WHAT TO PRODUCE. Copy every line of the data that contains the string "matplotlib".

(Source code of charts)
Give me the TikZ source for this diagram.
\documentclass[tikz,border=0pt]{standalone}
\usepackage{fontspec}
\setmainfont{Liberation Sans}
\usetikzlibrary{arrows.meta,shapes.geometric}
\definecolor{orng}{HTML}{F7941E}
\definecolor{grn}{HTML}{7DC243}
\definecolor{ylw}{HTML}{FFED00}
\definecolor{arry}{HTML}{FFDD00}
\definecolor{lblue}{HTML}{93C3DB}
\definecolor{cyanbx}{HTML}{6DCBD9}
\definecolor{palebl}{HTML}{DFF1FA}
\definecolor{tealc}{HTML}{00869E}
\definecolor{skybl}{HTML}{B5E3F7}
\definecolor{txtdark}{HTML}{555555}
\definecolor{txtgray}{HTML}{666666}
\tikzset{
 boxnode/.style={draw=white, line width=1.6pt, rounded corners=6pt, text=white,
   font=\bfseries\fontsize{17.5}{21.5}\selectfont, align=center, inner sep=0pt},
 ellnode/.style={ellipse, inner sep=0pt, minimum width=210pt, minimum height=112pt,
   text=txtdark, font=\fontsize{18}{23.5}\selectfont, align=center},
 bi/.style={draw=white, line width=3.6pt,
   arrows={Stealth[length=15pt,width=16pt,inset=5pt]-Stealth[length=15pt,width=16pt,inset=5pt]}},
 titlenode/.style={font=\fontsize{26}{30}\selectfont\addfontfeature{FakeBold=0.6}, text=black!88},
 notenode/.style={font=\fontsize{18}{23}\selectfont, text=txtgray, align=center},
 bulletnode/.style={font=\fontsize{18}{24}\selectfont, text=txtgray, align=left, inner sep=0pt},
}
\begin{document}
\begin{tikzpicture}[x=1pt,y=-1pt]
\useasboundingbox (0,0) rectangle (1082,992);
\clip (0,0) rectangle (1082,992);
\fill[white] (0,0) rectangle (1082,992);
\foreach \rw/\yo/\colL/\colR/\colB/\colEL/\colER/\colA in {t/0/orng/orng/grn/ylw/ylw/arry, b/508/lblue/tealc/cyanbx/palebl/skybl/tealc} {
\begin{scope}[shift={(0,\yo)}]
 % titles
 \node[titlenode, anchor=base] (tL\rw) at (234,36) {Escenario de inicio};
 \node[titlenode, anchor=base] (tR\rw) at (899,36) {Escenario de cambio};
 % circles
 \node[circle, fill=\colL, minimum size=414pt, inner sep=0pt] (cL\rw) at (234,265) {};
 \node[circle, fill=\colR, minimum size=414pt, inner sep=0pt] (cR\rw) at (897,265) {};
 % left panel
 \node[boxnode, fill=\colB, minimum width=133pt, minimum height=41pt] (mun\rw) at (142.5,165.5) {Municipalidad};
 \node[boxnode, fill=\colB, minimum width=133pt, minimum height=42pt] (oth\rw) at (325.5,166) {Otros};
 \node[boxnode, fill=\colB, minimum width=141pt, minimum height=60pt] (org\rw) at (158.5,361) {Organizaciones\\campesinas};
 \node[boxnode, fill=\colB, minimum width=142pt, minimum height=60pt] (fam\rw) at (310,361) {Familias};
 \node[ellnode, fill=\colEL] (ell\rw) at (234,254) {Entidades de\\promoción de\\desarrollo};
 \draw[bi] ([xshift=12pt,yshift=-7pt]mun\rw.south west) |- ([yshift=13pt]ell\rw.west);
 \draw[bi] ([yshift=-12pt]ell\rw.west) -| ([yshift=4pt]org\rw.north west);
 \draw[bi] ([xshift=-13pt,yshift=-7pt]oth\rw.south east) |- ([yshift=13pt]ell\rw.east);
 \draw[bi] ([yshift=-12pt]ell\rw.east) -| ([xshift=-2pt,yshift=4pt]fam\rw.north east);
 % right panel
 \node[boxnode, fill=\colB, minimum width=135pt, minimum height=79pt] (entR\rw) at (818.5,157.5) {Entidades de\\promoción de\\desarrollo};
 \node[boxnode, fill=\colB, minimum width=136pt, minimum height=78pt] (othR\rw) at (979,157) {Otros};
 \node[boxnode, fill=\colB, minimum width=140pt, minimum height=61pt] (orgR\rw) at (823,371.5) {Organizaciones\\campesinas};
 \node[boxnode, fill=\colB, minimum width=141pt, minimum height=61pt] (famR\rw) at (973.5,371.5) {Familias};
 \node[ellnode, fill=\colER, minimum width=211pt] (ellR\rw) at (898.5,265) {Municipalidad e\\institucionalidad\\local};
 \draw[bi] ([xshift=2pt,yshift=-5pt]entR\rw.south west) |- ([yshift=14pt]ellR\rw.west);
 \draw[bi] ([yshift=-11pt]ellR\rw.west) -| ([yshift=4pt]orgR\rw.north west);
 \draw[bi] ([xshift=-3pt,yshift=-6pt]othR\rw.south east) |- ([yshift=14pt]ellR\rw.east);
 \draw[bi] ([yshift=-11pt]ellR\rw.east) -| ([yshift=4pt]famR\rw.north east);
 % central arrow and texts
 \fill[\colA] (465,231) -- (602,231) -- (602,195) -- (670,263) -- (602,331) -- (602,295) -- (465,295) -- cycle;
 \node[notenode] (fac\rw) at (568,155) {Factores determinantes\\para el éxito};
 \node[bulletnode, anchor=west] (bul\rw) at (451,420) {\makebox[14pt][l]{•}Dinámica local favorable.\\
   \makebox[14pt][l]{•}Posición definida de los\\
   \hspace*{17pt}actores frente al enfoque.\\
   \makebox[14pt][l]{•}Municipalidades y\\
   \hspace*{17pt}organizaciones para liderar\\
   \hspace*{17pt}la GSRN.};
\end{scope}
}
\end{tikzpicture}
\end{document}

...

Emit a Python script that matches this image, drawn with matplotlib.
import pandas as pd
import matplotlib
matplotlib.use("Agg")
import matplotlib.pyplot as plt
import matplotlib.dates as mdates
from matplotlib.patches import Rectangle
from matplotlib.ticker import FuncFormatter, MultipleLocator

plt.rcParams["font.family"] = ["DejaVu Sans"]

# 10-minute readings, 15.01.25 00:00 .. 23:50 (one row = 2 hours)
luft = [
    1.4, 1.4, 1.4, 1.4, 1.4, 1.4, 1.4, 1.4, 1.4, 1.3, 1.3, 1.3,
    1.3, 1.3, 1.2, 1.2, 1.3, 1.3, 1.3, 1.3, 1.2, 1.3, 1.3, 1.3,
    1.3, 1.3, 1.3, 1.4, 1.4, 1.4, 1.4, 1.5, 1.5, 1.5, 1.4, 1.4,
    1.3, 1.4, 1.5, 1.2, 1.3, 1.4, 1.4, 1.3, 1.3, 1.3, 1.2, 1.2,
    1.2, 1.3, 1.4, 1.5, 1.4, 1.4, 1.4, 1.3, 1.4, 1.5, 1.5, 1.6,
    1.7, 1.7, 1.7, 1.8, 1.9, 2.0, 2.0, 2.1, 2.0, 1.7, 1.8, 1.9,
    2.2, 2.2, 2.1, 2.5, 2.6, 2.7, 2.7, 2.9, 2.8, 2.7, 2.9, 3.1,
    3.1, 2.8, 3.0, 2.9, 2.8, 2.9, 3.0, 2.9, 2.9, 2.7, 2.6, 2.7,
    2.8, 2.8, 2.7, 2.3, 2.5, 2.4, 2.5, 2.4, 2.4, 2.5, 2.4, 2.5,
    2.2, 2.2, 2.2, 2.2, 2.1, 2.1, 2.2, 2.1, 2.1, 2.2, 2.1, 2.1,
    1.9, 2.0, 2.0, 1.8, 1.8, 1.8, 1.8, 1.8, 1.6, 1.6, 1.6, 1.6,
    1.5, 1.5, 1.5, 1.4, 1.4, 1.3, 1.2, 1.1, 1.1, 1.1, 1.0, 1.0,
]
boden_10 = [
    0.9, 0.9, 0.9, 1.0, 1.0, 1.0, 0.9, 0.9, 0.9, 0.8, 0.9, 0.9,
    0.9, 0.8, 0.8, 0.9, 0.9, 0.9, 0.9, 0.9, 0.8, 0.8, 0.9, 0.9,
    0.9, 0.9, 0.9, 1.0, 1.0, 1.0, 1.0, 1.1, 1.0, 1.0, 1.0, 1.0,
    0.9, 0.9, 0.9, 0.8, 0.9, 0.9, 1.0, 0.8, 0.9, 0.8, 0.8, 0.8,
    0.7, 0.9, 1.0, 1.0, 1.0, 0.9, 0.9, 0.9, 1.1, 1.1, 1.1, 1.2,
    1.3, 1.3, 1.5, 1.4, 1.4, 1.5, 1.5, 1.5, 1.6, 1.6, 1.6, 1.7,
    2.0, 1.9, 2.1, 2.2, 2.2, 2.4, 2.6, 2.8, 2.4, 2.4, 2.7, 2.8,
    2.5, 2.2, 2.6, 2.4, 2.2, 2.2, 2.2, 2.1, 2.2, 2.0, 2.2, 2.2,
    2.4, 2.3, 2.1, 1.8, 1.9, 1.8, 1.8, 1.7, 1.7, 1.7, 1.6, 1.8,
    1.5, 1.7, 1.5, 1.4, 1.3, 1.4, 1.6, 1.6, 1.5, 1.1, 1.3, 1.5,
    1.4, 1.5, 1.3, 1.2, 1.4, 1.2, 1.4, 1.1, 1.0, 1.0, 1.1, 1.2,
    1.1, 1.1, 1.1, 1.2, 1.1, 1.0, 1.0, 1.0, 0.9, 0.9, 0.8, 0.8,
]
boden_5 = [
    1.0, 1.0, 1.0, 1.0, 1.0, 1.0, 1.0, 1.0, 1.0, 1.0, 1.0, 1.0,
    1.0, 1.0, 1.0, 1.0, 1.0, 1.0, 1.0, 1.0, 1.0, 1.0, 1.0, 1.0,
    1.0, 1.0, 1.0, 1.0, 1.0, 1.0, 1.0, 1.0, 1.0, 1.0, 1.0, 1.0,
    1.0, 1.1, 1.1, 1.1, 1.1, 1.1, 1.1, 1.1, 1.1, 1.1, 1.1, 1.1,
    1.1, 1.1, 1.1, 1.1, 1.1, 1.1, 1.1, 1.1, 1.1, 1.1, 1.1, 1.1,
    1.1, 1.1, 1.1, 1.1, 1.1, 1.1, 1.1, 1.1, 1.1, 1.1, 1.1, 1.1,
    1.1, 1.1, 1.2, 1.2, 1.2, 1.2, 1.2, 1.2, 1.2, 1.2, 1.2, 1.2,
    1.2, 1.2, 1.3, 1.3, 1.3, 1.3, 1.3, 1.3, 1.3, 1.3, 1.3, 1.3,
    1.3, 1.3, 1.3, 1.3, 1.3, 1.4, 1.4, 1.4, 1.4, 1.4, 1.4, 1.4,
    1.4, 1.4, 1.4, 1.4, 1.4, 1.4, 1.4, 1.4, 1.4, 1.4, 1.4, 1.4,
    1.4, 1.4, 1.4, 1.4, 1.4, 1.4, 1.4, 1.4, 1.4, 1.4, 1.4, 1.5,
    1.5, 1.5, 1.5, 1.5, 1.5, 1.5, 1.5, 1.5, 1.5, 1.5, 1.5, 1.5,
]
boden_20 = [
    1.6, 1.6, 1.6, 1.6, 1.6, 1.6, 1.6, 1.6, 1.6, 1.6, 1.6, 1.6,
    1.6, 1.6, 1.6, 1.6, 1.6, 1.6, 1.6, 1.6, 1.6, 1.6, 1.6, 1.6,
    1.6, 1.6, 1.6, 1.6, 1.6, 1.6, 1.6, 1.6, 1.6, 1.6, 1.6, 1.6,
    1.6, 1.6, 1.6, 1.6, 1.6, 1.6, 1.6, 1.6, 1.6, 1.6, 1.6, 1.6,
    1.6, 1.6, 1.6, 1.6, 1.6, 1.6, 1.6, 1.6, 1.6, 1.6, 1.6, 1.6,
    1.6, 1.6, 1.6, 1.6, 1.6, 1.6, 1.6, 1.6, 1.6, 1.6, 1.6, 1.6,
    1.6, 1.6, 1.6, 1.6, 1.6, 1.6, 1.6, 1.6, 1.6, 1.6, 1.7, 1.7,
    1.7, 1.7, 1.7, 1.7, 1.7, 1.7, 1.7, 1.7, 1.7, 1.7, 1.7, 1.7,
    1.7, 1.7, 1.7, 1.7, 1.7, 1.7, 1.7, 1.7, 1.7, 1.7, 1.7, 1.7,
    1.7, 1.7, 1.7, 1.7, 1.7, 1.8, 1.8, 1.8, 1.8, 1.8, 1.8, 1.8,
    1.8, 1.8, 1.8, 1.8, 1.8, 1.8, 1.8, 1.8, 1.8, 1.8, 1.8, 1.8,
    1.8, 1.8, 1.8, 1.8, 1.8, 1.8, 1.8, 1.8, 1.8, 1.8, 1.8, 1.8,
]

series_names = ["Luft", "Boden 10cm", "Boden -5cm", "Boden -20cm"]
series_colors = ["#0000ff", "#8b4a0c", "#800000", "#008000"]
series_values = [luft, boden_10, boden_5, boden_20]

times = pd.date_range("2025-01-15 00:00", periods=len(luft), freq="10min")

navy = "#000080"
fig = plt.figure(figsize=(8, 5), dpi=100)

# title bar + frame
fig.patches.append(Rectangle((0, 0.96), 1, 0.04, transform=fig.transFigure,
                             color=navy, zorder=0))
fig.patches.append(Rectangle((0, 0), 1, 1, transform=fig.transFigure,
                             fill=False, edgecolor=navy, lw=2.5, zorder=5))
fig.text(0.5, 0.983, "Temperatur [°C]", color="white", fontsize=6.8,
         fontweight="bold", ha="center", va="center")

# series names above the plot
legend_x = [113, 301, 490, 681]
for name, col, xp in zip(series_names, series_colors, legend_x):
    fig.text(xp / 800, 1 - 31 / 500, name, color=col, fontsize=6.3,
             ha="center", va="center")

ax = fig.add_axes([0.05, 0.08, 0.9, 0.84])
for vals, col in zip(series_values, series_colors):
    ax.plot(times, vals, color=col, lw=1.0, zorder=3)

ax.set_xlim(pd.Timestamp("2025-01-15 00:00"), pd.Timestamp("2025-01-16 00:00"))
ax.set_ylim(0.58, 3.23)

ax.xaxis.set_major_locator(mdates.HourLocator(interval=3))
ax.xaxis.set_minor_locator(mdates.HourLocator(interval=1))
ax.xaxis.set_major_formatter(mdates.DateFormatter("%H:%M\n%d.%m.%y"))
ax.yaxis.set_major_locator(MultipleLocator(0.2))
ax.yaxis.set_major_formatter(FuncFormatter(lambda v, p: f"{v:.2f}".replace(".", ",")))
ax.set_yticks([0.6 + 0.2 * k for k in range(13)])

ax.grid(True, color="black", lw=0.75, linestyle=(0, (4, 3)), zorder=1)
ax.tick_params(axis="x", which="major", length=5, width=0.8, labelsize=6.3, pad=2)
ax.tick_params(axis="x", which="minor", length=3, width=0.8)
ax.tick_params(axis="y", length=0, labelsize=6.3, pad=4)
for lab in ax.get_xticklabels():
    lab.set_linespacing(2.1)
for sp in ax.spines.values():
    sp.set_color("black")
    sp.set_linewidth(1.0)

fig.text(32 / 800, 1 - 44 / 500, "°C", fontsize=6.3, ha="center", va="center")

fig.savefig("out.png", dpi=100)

COMPLETE RESPONSE.
Emit a Python script that matches this image, drawn with matplotlib.
import matplotlib
matplotlib.use("Agg")
import matplotlib.pyplot as plt
import matplotlib.dates as mdates
from matplotlib.patches import Rectangle
from matplotlib.ticker import FuncFormatter, MultipleLocator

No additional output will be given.